## WHAT YOU NEED TO DO
Write the data below out exactly as it stands. Do not include the pictures.

## AVAILABLE DATA
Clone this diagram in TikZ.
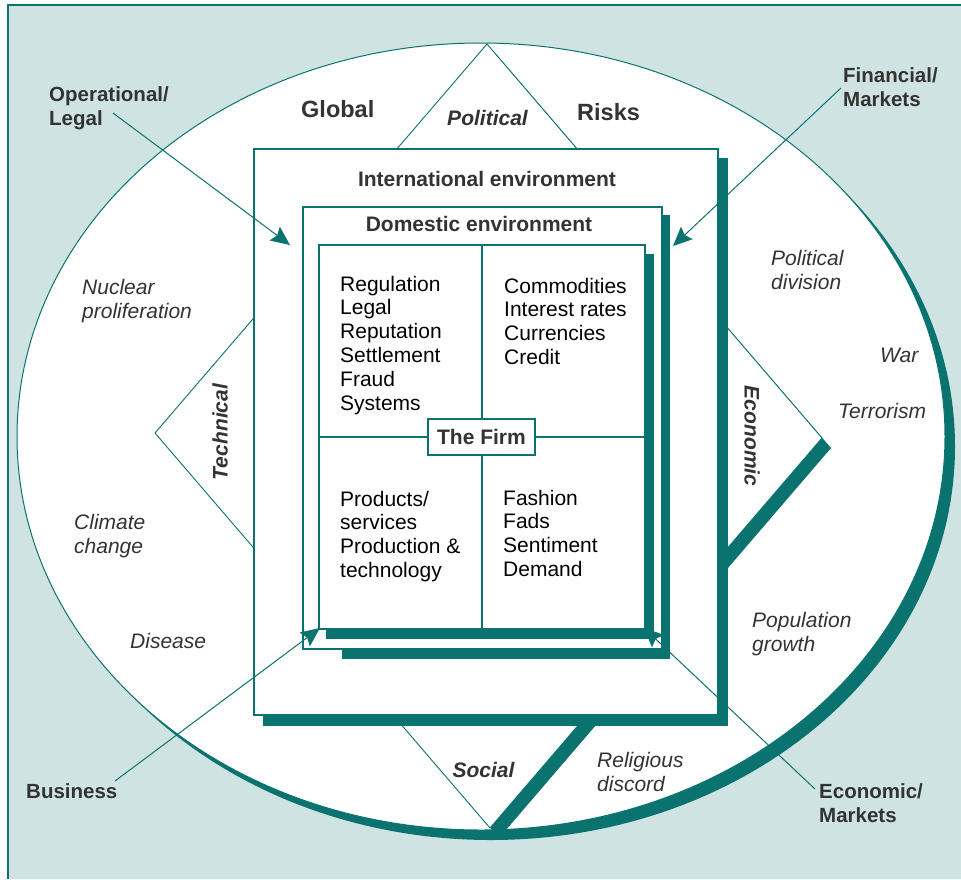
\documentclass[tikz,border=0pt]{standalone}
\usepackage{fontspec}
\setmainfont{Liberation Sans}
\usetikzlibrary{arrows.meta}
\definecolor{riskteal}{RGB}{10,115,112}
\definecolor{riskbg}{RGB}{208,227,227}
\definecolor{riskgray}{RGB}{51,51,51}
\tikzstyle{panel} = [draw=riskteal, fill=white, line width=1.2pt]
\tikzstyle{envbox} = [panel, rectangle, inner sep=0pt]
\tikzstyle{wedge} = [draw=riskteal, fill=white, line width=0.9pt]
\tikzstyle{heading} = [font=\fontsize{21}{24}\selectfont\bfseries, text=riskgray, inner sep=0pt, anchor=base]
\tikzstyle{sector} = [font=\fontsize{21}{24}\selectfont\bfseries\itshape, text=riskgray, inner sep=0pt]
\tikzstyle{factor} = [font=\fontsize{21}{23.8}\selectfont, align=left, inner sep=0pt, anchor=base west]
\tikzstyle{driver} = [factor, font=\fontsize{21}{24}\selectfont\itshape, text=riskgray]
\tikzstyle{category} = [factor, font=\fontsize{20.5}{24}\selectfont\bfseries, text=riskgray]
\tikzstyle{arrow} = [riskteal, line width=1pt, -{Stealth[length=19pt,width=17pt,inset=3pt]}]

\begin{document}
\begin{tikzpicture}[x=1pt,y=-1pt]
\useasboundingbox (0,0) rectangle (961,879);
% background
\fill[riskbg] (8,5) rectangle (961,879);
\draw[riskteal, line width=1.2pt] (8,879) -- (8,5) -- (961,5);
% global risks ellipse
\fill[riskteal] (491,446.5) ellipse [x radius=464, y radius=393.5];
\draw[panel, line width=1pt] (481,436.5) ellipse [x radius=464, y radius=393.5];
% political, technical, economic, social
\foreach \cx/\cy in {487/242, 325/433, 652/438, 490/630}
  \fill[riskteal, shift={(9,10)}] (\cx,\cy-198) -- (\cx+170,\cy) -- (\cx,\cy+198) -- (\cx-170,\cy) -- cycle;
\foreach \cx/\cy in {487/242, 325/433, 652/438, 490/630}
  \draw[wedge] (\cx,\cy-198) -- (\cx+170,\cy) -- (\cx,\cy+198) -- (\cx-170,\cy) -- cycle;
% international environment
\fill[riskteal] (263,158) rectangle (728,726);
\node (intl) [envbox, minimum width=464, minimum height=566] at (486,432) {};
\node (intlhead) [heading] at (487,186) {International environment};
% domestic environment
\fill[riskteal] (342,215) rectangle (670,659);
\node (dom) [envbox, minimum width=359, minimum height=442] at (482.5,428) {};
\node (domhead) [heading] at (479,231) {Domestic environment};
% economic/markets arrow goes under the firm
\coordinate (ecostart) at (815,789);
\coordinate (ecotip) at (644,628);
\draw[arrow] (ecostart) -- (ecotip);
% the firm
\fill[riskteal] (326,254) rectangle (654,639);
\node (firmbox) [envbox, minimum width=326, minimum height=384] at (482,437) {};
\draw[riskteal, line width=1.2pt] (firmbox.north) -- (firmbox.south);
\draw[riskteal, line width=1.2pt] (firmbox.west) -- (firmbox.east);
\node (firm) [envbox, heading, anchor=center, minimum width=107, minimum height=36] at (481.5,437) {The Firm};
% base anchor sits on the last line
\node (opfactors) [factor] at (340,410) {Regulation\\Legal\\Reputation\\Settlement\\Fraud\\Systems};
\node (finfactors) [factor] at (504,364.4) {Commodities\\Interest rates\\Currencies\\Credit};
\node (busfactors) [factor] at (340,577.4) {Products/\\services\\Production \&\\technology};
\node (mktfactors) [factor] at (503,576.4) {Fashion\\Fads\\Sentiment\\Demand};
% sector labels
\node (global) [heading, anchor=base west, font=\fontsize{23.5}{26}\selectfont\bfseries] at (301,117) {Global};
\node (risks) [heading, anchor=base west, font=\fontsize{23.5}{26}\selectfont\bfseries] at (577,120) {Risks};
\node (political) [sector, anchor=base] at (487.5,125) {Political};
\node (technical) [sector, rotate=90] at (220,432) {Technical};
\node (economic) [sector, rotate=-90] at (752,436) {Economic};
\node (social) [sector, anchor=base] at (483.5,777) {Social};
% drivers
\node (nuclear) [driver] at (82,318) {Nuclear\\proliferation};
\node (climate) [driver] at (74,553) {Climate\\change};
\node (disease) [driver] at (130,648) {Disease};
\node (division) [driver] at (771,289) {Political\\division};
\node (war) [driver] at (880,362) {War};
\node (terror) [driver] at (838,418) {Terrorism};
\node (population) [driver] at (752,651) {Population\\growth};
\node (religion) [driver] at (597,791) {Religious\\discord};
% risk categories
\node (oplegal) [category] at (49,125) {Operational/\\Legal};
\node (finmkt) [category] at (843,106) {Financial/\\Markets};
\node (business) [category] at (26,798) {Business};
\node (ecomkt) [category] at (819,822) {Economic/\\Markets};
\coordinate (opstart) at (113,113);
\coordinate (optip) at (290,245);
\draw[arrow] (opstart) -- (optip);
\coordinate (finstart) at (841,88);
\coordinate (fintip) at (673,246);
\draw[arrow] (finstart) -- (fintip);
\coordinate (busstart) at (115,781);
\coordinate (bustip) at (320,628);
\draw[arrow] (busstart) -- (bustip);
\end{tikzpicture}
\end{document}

## THE ANSWER
Clone this diagram in TikZ.
\documentclass[tikz,border=0pt]{standalone}
\usepackage{fontspec}
\setmainfont{Liberation Sans}
\usetikzlibrary{arrows.meta}
\definecolor{riskteal}{RGB}{10,115,112}
\definecolor{riskbg}{RGB}{208,227,227}
\definecolor{riskgray}{RGB}{51,51,51}
\tikzstyle{panel} = [draw=riskteal, fill=white, line width=1.2pt]
\tikzstyle{envbox} = [panel, rectangle, inner sep=0pt]
\tikzstyle{wedge} = [draw=riskteal, fill=white, line width=0.9pt]
\tikzstyle{heading} = [font=\fontsize{21}{24}\selectfont\bfseries, text=riskgray, inner sep=0pt, anchor=base]
\tikzstyle{sector} = [font=\fontsize{21}{24}\selectfont\bfseries\itshape, text=riskgray, inner sep=0pt]
\tikzstyle{factor} = [font=\fontsize{21}{23.8}\selectfont, align=left, inner sep=0pt, anchor=base west]
\tikzstyle{driver} = [factor, font=\fontsize{21}{24}\selectfont\itshape, text=riskgray]
\tikzstyle{category} = [factor, font=\fontsize{20.5}{24}\selectfont\bfseries, text=riskgray]
\tikzstyle{arrow} = [riskteal, line width=1pt, -{Stealth[length=19pt,width=17pt,inset=3pt]}]

\begin{document}
\begin{tikzpicture}[x=1pt,y=-1pt]
\useasboundingbox (0,0) rectangle (961,879);
% background
\fill[riskbg] (8,5) rectangle (961,879);
\draw[riskteal, line width=1.2pt] (8,879) -- (8,5) -- (961,5);
% global risks ellipse
\fill[riskteal] (491,446.5) ellipse [x radius=464, y radius=393.5];
\draw[panel, line width=1pt] (481,436.5) ellipse [x radius=464, y radius=393.5];
% political, technical, economic, social
\foreach \cx/\cy in {487/242, 325/433, 652/438, 490/630}
  \fill[riskteal, shift={(9,10)}] (\cx,\cy-198) -- (\cx+170,\cy) -- (\cx,\cy+198) -- (\cx-170,\cy) -- cycle;
\foreach \cx/\cy in {487/242, 325/433, 652/438, 490/630}
  \draw[wedge] (\cx,\cy-198) -- (\cx+170,\cy) -- (\cx,\cy+198) -- (\cx-170,\cy) -- cycle;
% international environment
\fill[riskteal] (263,158) rectangle (728,726);
\node (intl) [envbox, minimum width=464, minimum height=566] at (486,432) {};
\node (intlhead) [heading] at (487,186) {International environment};
% domestic environment
\fill[riskteal] (342,215) rectangle (670,659);
\node (dom) [envbox, minimum width=359, minimum height=442] at (482.5,428) {};
\node (domhead) [heading] at (479,231) {Domestic environment};
% economic/markets arrow goes under the firm
\coordinate (ecostart) at (815,789);
\coordinate (ecotip) at (644,628);
\draw[arrow] (ecostart) -- (ecotip);
% the firm
\fill[riskteal] (326,254) rectangle (654,639);
\node (firmbox) [envbox, minimum width=326, minimum height=384] at (482,437) {};
\draw[riskteal, line width=1.2pt] (firmbox.north) -- (firmbox.south);
\draw[riskteal, line width=1.2pt] (firmbox.west) -- (firmbox.east);
\node (firm) [envbox, heading, anchor=center, minimum width=107, minimum height=36] at (481.5,437) {The Firm};
% base anchor sits on the last line
\node (opfactors) [factor] at (340,410) {Regulation\\Legal\\Reputation\\Settlement\\Fraud\\Systems};
\node (finfactors) [factor] at (504,364.4) {Commodities\\Interest rates\\Currencies\\Credit};
\node (busfactors) [factor] at (340,577.4) {Products/\\services\\Production \&\\technology};
\node (mktfactors) [factor] at (503,576.4) {Fashion\\Fads\\Sentiment\\Demand};
% sector labels
\node (global) [heading, anchor=base west, font=\fontsize{23.5}{26}\selectfont\bfseries] at (301,117) {Global};
\node (risks) [heading, anchor=base west, font=\fontsize{23.5}{26}\selectfont\bfseries] at (577,120) {Risks};
\node (political) [sector, anchor=base] at (487.5,125) {Political};
\node (technical) [sector, rotate=90] at (220,432) {Technical};
\node (economic) [sector, rotate=-90] at (752,436) {Economic};
\node (social) [sector, anchor=base] at (483.5,777) {Social};
% drivers
\node (nuclear) [driver] at (82,318) {Nuclear\\proliferation};
\node (climate) [driver] at (74,553) {Climate\\change};
\node (disease) [driver] at (130,648) {Disease};
\node (division) [driver] at (771,289) {Political\\division};
\node (war) [driver] at (880,362) {War};
\node (terror) [driver] at (838,418) {Terrorism};
\node (population) [driver] at (752,651) {Population\\growth};
\node (religion) [driver] at (597,791) {Religious\\discord};
% risk categories
\node (oplegal) [category] at (49,125) {Operational/\\Legal};
\node (finmkt) [category] at (843,106) {Financial/\\Markets};
\node (business) [category] at (26,798) {Business};
\node (ecomkt) [category] at (819,822) {Economic/\\Markets};
\coordinate (opstart) at (113,113);
\coordinate (optip) at (290,245);
\draw[arrow] (opstart) -- (optip);
\coordinate (finstart) at (841,88);
\coordinate (fintip) at (673,246);
\draw[arrow] (finstart) -- (fintip);
\coordinate (busstart) at (115,781);
\coordinate (bustip) at (320,628);
\draw[arrow] (busstart) -- (bustip);
\end{tikzpicture}
\end{document}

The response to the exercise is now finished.